EXERCISE OBJECTIVE —
Starting with the first line below, extract each line through the one that contains "from datetime import datetime, timedelta", inclusive, excluding pictures.

INFORMATION PROVIDED —
##############################
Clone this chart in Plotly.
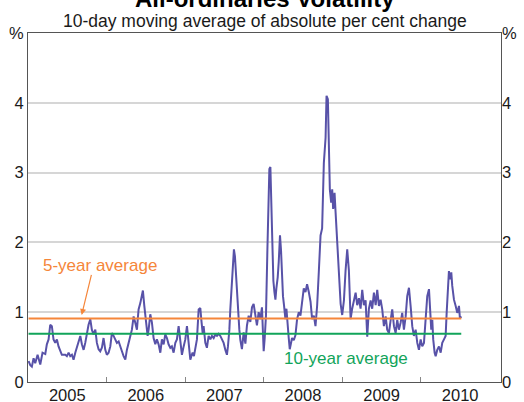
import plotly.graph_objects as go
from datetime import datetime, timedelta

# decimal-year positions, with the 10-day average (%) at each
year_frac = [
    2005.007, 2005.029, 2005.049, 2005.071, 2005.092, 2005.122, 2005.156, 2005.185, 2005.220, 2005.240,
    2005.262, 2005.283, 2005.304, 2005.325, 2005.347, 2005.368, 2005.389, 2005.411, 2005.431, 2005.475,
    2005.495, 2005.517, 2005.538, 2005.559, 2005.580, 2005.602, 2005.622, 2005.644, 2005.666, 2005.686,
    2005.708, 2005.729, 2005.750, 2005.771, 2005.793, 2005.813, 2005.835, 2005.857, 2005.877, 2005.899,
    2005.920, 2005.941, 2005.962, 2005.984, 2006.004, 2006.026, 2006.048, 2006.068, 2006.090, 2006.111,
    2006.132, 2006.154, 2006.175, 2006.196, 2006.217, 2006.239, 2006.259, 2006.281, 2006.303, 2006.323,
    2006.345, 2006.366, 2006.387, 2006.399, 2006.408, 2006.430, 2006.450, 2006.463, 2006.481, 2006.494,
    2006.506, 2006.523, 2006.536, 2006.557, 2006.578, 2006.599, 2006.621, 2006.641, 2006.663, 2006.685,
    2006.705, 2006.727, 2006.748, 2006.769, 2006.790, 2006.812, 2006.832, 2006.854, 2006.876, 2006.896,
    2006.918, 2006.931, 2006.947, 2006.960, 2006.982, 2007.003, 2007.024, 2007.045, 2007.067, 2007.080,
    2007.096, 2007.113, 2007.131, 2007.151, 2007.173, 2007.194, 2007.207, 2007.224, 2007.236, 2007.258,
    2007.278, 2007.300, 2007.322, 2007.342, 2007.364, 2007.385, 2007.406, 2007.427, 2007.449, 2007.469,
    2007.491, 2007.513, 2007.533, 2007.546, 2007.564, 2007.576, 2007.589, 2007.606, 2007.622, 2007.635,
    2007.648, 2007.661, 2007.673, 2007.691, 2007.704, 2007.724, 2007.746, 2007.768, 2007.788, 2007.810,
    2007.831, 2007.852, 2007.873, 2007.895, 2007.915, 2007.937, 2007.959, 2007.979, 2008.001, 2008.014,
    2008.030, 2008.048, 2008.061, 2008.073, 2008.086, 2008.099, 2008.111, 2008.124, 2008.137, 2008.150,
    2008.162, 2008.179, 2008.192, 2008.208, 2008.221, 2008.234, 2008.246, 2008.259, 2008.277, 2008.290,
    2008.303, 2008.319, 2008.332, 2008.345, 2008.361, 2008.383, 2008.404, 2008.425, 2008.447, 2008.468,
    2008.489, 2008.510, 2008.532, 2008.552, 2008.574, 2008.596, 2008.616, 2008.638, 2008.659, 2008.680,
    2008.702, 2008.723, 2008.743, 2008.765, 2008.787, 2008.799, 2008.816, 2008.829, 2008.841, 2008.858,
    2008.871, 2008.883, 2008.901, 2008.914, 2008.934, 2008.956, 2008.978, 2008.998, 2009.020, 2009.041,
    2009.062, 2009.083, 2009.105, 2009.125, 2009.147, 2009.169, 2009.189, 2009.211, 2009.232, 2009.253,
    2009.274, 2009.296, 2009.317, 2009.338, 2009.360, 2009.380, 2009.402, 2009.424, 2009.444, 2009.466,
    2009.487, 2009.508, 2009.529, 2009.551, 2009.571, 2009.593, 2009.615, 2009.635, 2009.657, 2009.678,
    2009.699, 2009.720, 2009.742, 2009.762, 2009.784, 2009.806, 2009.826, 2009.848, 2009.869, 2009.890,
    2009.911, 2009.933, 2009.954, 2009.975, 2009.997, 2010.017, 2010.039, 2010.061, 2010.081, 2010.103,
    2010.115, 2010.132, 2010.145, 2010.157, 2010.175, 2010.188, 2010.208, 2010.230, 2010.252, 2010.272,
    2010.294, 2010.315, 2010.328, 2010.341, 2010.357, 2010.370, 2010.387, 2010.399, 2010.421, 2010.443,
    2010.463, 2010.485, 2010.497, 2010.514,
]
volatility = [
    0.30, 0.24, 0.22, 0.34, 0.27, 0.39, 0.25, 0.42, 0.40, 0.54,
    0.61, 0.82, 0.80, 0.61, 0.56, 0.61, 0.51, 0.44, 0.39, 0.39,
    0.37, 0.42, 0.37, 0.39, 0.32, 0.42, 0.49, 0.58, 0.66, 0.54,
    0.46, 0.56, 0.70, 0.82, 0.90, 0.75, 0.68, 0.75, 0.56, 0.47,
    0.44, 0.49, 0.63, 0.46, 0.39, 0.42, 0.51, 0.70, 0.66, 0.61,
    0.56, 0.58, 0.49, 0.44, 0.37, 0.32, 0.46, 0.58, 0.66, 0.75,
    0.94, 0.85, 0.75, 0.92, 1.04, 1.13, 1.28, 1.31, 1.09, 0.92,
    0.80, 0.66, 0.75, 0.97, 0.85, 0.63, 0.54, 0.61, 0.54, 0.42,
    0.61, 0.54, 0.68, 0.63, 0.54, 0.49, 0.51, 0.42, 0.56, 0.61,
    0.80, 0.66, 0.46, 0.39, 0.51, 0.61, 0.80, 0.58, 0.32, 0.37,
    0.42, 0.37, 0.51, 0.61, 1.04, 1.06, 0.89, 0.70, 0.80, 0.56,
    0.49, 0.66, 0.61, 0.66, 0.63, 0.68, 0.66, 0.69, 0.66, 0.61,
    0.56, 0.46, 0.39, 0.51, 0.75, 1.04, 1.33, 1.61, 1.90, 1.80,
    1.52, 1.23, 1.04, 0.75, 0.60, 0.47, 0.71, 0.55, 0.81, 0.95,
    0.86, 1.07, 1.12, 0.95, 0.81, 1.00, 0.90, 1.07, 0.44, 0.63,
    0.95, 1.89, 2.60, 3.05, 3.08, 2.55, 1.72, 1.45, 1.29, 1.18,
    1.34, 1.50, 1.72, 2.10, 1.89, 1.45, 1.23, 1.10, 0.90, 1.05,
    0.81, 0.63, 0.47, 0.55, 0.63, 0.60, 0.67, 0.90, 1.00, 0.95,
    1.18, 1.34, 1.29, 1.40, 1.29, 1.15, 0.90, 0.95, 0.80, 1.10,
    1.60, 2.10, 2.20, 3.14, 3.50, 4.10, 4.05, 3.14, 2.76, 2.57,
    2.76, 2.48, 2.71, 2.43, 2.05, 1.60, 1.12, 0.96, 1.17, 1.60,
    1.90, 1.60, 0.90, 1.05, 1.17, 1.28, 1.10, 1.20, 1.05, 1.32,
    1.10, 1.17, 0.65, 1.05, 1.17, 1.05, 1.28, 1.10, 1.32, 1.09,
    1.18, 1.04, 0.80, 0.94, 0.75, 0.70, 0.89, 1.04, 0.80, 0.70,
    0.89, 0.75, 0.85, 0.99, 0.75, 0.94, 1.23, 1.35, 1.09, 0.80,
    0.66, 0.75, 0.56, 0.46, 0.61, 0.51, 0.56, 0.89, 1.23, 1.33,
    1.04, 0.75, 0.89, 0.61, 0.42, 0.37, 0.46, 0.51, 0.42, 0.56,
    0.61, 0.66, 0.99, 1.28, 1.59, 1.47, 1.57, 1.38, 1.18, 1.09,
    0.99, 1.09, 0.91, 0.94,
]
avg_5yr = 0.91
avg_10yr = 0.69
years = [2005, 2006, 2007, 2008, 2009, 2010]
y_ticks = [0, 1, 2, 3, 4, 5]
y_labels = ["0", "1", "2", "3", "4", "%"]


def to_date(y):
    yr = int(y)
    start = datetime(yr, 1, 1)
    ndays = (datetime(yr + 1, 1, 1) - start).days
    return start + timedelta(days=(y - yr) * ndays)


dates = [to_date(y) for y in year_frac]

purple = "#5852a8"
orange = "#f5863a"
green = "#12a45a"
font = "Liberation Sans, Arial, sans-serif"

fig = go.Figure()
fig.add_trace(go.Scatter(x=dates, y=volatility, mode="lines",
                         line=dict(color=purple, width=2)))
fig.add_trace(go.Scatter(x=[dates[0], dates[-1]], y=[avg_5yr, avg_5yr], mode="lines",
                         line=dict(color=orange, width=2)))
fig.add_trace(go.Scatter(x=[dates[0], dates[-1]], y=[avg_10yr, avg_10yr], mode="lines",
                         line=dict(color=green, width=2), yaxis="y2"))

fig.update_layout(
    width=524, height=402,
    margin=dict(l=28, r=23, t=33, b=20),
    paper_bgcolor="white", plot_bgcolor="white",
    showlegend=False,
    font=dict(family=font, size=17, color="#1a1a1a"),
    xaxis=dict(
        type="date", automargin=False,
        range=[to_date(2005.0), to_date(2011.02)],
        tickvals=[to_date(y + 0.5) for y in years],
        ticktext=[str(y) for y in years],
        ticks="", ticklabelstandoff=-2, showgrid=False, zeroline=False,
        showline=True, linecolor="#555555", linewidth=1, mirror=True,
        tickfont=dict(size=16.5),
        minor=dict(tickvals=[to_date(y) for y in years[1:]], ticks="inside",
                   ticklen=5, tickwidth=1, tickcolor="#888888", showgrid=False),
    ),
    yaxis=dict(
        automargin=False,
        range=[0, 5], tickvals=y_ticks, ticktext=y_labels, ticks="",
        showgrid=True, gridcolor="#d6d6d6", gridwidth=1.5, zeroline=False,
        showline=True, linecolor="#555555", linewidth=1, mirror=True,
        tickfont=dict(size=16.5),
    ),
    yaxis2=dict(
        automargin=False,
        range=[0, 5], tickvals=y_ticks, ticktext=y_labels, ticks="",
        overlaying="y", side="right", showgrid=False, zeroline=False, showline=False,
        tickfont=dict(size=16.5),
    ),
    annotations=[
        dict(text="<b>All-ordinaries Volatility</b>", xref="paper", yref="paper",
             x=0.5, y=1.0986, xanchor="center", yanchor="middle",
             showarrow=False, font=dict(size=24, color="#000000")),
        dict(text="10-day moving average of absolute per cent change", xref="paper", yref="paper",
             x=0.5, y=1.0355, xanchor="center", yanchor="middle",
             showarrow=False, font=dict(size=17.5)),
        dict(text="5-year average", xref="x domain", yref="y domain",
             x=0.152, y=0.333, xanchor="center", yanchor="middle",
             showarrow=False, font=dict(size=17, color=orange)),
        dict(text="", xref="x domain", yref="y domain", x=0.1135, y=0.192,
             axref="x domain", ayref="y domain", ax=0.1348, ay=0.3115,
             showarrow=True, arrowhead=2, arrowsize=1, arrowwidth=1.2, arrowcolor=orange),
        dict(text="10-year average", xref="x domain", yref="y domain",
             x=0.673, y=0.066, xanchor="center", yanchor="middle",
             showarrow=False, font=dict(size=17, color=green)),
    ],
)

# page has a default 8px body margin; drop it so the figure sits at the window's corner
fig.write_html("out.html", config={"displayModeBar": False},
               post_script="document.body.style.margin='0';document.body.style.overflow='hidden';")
##############################
RESULT —
Clone this chart in Plotly.
import plotly.graph_objects as go
from datetime import datetime, timedelta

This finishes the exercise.